Para este ano, está prevista a destinação de R$ 956 milhões para projetos do Ministério da Defesa. O plano inclui a compra do cargueiro militar KC-390, o Projeto Forças Blindadas, o Sistema Integrado de Monitoramento de Fronteiras (Sisfron), e o desenvolvimento de sistemas de tecnologia nuclear da Marinha. Recentemente, as Forças Armadas receberam caças Gripen e o cargueiro KC-390.
Para Moita, a indústria de defesa brasileira está fragilizada, porque precisa de uma política de compras regulares. Segundo o especialista, nos países mais desenvolvidos nesta área, projetos voltados ao estado de armamentos são de longo prazo. Os militares visualizam a compra, o desenvolvimento e o ciclo de vida daquele material militar. "No Brasil, não tem isso. Às vezes tem que dilatar o período de investimento por conta da falta de orçamento", relata.
"O Guarani (veículo blindado) tinha sido previsto para 2028 e agora está para 2040. Isso abala muito a indústria de defesa no exterior. Isso gera um problema enorme, a gente não oferece tantas políticas de compra", exemplifica.
O Correio procurou o Ministério da Defesa para comentar os dados relativos ao Orçamento, mas não obteve resposta.
Verba restrita para investir
Em 2021, o Orçamento do Ministério da Defesa foi de R$ 116,8 bilhões. Desse montante, R$ 70,6 bilhões foram destinados para o item "Defesa Nacional", o que inclui gastos administrativos. No ano passado, a despesa com a previdência dos militares chegou a R$ 24,9 bilhões.
Especialistas criticam as limitações orçamentárias. "Com 80% do orçamento comprometido, cerca de um terço disso vai para pensão, um outro terço vai para aposentadoria. Assim, sobra pouquíssimo dinheiro para investir em equipamentos e manter operantes as indústrias de Defesa do Brasil", aponta o professor Juliano Cortinhas.
As dificuldades da indústria bélica nacional podem ser vistas a olho nu. Na semana passada, um "incidente" ocorreu durante um exercício militar no Forte Santa Bárbara. Um míssil se desviou da rota e atingiu uma plantação de soja, próximo a instalação militar que fica em Formosa (GO). O ocorrido foi denunciado pelo deputado José Nelto (PP-GO), que protocolou um requerimento pedindo explicações às autoridades.

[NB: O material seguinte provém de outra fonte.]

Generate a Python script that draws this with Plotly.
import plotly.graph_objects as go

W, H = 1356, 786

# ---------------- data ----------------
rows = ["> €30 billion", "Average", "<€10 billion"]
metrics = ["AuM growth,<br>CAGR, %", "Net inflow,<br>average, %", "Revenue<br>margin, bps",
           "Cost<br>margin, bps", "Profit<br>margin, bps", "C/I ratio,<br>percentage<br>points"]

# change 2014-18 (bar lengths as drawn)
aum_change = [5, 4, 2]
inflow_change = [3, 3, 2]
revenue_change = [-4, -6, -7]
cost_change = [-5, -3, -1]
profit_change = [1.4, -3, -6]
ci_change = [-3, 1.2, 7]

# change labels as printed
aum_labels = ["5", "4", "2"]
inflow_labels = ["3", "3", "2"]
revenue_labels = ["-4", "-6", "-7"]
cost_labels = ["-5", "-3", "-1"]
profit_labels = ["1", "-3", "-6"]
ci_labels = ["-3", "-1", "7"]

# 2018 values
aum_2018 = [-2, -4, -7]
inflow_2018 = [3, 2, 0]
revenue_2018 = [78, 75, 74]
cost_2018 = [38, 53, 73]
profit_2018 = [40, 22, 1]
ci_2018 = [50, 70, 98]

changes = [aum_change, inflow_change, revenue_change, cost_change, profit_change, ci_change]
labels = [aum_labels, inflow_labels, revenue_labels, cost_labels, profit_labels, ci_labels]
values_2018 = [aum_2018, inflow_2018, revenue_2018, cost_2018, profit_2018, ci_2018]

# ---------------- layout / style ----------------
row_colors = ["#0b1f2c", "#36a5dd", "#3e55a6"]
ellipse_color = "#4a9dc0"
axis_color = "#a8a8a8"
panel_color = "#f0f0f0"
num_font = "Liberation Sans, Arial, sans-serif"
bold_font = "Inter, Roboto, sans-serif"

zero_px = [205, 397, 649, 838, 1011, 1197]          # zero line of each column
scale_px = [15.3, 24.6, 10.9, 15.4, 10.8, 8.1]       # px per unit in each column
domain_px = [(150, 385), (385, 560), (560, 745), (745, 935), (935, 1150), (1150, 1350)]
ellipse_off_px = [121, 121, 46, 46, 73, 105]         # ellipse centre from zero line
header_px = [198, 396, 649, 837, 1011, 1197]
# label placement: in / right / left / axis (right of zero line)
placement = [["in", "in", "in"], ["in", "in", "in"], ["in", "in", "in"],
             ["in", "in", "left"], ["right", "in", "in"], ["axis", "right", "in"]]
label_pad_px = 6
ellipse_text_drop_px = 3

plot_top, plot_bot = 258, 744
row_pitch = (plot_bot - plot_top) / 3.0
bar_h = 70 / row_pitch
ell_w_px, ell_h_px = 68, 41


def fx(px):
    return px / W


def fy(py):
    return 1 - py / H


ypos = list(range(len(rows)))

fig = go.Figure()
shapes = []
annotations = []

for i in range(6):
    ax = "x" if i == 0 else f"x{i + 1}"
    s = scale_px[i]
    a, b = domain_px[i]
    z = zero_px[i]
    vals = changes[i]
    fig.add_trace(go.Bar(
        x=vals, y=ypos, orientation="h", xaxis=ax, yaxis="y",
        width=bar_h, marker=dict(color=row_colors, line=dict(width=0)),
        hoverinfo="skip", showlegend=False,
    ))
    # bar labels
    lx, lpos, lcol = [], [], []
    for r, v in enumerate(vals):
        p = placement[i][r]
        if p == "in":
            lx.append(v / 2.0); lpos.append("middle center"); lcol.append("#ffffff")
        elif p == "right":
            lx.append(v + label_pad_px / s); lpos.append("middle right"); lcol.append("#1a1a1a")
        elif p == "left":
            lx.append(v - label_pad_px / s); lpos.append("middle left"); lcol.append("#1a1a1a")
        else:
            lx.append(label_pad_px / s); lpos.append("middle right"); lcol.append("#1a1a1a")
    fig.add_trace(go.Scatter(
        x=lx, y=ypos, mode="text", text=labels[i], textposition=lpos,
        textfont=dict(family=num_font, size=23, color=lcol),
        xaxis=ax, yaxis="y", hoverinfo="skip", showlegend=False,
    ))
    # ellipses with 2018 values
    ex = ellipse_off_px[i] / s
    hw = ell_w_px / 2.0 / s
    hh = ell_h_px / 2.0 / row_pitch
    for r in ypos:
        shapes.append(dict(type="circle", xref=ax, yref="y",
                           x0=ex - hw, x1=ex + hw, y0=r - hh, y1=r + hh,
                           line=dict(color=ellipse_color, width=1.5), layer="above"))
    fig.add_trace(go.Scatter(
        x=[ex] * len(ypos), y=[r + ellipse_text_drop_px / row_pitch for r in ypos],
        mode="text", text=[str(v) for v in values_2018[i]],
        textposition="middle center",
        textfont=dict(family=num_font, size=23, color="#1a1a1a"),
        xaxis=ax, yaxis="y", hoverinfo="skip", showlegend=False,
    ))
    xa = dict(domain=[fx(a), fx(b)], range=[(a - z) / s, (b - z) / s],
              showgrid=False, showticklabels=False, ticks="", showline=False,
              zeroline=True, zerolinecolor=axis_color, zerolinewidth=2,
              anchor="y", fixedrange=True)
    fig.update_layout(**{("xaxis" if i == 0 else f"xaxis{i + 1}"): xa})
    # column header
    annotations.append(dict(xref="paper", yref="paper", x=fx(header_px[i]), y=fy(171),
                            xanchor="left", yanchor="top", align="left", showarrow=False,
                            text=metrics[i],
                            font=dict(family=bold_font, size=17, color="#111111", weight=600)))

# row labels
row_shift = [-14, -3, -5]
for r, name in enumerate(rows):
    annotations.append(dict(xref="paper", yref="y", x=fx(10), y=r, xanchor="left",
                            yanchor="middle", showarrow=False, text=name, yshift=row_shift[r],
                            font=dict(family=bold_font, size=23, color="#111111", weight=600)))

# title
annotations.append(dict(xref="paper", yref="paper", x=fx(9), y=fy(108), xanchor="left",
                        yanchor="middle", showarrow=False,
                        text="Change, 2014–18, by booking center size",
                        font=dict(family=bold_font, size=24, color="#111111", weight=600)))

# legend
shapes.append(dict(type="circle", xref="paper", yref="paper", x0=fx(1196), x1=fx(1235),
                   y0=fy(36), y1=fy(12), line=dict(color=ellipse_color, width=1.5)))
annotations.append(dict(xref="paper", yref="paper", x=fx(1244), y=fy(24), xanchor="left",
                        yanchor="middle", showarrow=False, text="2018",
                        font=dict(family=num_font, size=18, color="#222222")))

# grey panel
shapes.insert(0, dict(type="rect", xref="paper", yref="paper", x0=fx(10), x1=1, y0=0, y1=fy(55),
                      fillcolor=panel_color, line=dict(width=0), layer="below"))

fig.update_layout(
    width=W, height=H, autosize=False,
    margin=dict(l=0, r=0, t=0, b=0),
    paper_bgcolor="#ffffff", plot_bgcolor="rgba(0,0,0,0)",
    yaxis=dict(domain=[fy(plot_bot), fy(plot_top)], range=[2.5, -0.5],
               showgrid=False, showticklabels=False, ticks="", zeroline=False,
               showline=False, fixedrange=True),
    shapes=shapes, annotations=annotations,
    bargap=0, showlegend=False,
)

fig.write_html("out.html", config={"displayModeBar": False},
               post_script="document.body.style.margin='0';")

Em comunicado, o Comando de Artilharia do Exército (Cmdo Art Ex) relatou que o incidente ocorreu em um Curso de Operação do Sistema de Mísseis e Foguetes para oficiais e sargentos. De acordo com o texto, a equipe responsável foi ao local e constatou não haver vítimas ou danos materiais. "O Exército Brasileiro e a Avibras já estão trabalhando nas investigações", informou a nota.
Com sede no Brasil, a Indústria Aeroespacial (Avibras) entrou, em março deste ano, com pedido de recuperação judicial, devido à constante falta de investimento. A consequência foi o início de demissões em massa.
Juliano Cortinhas destaca que o prejuízo à indústria é "o retrato mais do que a gente tem na nossa defesa brasileira hoje". "Uma indústria que investe em alta tecnologia é abandonada pelo Estado brasileiro, que não tem capacidade de compra, que não tem capacidade de manutenção das suas indústrias", lamentou.
O Correio procurou a Avibras, mas a empresa informou que não poderia responder os questionamentos.